Saham Anak BUMN Konstruksi: Perbandingan PPRO Versus WTON

Dua anak badan usaha milik negara (BUMN) konstruksi telah melantai di pasar modal dengan kinerja fundamental dan capaian saham yang berbeda. Keduanya adalah PT Wijaya Karya Beton Tbk. dan PT PP Properti Tbk.
Dua anak badan usaha milik negara (BUMN) konstruksi telah melantai di pasar modal dengan kinerja fundamental dan capaian saham yang berbeda.
Dua anak badan usaha milik negara (BUMN) konstruksi telah melantai di pasar modal dengan kinerja fundamental dan capaian saham yang berbeda.

Bisnis.com, JAKARTA--Dua anak badan usaha milik negara (BUMN) konstruksi telah melantai di pasar modal dengan kinerja fundamental dan capaian saham yang berbeda. Keduanya adalah PT Wijaya Karya Beton Tbk. dan PT PP Properti Tbk.

Memang, keduanya melantai di pasar modal dengan waktu yang berlainan. Hanya selang setahun, anak usaha PT Pembangunan Perumahan (Persero) Tbk. itu menyusul 'saudara' sesama kontraktor pelat merah PT Wijaya Karya (Persero) Tbk.

Apabila ditelisik dari perkembangan kinerja, PT PP Properti Tbk. (PPRO) boleh sedikit berbangga. Emiten yang bergerak di bidan properti itu mencatatkan pertumbuhan laba bersih 196% menjadi Rp313,93 miliar pada kuartal III/2015 dari sebelum go public Rp106 miliar pada akhir 2014.

Sebaliknya, PT Wijaya Karya Beton Tbk. (WTON) justru hanya membukukan kenaikan tipis 9,24% menjadi Rp87,73 miliar pada kuartal III/2015 dari sebelum melantai di pasar modal Rp80,31 miliar pada awal 2014.

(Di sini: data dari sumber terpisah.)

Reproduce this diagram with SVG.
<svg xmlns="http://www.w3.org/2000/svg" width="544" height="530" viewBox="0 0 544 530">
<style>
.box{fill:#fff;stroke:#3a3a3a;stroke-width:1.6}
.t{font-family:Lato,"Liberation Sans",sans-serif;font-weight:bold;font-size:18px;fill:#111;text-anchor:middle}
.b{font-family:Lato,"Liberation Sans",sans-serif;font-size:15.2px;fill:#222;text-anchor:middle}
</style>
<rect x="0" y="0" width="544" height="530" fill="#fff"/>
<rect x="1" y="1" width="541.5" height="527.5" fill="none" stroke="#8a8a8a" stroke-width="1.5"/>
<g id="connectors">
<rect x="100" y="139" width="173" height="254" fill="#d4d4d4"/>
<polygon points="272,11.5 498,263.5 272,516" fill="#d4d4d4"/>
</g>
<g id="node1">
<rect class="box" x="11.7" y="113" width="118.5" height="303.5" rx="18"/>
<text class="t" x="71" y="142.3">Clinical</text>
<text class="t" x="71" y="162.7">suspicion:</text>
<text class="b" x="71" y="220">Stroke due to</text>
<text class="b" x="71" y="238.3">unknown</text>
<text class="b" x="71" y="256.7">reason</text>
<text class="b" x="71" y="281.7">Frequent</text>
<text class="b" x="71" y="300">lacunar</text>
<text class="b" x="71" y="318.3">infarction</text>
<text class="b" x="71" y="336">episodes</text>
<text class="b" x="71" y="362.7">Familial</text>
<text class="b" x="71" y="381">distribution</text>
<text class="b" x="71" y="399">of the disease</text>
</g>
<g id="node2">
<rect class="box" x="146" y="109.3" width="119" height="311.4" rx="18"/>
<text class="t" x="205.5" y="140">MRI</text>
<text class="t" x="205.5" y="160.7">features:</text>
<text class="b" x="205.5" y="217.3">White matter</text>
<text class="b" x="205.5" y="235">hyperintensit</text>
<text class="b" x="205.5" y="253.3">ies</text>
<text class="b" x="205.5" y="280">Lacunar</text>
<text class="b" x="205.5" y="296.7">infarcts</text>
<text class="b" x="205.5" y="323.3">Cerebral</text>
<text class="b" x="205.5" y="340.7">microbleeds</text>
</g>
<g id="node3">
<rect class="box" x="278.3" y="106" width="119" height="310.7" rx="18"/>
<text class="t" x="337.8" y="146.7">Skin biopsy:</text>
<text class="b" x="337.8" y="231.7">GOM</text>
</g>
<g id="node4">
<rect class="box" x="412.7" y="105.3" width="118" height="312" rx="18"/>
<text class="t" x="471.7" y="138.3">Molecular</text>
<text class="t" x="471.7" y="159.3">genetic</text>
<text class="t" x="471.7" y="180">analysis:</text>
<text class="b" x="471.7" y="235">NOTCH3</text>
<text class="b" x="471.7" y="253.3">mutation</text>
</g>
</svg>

Akan tetapi, kinerja saham keduanya terjadi anomali bila diukur dari periode penawaran perdana (initial public offering/IPO). Saham PPRO hanya naik tipis 7% dari Rp185 menjadi Rp198 per lembar, sedangkan WTON melesat 63% dari Rp590 menjadi Rp965 per lembar, akhir pekan lalu.

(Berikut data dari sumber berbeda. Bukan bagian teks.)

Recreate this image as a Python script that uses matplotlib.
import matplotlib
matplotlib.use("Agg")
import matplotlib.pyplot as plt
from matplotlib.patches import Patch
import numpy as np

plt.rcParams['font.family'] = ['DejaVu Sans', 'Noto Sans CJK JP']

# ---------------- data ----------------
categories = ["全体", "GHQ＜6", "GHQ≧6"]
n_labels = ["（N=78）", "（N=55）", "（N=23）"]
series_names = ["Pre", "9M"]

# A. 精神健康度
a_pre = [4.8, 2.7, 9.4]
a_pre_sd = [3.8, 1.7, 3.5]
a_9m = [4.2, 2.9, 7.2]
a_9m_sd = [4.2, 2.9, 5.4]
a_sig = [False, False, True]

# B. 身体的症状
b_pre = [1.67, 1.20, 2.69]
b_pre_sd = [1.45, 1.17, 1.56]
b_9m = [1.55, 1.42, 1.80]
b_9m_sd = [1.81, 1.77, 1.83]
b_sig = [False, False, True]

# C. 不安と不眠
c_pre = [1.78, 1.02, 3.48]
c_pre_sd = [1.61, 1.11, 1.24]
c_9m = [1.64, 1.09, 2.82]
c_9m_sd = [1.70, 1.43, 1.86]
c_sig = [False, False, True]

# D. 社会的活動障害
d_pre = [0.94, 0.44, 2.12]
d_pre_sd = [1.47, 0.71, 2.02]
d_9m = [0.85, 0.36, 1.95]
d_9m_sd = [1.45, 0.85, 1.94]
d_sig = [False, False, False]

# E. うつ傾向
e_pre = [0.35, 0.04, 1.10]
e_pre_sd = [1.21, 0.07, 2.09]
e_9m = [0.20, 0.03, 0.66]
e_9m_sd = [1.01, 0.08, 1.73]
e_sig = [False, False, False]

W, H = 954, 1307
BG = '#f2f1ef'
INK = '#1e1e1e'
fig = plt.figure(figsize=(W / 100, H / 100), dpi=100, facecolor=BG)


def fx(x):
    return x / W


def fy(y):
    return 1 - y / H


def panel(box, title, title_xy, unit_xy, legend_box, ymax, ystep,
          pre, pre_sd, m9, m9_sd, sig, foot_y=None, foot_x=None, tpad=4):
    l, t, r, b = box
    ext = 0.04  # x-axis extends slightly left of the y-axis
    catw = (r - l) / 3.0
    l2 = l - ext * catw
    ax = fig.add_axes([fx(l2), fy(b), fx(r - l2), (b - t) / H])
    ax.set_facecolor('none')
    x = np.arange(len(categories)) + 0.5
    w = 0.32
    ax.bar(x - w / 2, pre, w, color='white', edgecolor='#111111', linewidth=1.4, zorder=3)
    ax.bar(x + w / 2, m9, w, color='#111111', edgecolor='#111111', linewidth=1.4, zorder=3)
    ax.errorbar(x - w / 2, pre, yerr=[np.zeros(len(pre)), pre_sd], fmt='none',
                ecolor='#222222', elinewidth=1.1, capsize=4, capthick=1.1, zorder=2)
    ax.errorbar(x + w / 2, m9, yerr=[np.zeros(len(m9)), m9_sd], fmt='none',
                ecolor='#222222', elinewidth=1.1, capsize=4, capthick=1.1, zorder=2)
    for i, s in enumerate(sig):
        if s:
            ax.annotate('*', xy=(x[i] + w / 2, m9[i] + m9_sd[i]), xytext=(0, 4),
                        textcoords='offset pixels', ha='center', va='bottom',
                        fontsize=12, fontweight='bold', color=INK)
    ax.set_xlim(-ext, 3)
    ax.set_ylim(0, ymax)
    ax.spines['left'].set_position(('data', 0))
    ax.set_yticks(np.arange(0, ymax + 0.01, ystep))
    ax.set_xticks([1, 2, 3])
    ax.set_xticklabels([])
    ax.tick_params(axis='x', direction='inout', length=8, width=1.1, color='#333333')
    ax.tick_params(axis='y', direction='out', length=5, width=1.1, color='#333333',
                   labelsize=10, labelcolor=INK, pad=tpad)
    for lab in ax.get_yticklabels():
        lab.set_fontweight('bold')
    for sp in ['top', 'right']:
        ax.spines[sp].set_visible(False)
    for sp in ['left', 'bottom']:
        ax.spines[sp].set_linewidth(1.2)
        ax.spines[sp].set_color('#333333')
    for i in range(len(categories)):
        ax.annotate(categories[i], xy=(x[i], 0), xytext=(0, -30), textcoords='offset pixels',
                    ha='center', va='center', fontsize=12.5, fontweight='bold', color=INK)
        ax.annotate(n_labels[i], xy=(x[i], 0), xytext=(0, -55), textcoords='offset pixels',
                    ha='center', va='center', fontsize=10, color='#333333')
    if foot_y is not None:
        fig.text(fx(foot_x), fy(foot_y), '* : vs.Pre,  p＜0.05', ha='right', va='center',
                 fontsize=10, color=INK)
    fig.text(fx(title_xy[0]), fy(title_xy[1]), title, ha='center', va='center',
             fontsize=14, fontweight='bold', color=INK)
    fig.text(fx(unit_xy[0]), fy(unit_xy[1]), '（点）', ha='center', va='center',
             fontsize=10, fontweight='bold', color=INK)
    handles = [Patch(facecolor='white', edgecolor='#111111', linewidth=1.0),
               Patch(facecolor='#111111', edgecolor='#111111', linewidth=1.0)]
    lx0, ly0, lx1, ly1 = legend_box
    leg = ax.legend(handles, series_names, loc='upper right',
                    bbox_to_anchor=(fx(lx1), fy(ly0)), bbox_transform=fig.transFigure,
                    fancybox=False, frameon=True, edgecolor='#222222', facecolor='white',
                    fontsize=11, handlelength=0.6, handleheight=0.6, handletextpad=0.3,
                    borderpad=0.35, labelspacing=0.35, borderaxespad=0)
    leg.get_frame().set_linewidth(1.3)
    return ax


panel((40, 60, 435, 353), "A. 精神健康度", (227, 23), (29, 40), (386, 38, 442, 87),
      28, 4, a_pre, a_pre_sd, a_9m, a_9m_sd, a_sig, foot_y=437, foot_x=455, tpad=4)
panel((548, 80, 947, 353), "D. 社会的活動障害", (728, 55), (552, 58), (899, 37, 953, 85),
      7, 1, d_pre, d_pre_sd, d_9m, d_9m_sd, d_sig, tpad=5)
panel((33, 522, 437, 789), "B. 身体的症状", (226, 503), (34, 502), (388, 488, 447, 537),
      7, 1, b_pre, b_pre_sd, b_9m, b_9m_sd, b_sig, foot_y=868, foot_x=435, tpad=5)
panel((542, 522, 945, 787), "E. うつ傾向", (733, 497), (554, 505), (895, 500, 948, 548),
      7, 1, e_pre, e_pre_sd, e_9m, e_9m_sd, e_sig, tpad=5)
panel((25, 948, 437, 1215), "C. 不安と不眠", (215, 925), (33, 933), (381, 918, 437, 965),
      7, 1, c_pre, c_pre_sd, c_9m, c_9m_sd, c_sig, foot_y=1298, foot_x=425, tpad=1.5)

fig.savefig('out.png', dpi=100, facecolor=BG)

Begitu pula dari kapitalisasi pasar yang mencapai Rp8,41 triliun untuk WTON dan PPRO sebesar Rp2,78 triliun. Sepanjang tahun berjalan, saham PPRO memberikan return 11,24% dan WTON memberi keuntungan terhadap investor sebesar 16,97%.

Analis PT Daewoo Securities Indonesia Mimi Halimin mengatakan WTON mencatatkan kinerja mengecewakan hingga 30 September 2015. Pendapatan emiten beton pra cetak itu ambrol 33,3% year-on-year selama sembilan bulan pertama pada tahun lalu.

Laba bersih WTON selama Januari-September juga ambruk 61% y-o-y menjadi Rp87,7 miliar dari Rp223,4 miliar pada periode yang sama. Kontrak baru yang diraih WTON diproyeksi mencapai Rp3,5 triliun sepanjang tahun dengan capaian Rp2,2 triliun selama sembilan bulan.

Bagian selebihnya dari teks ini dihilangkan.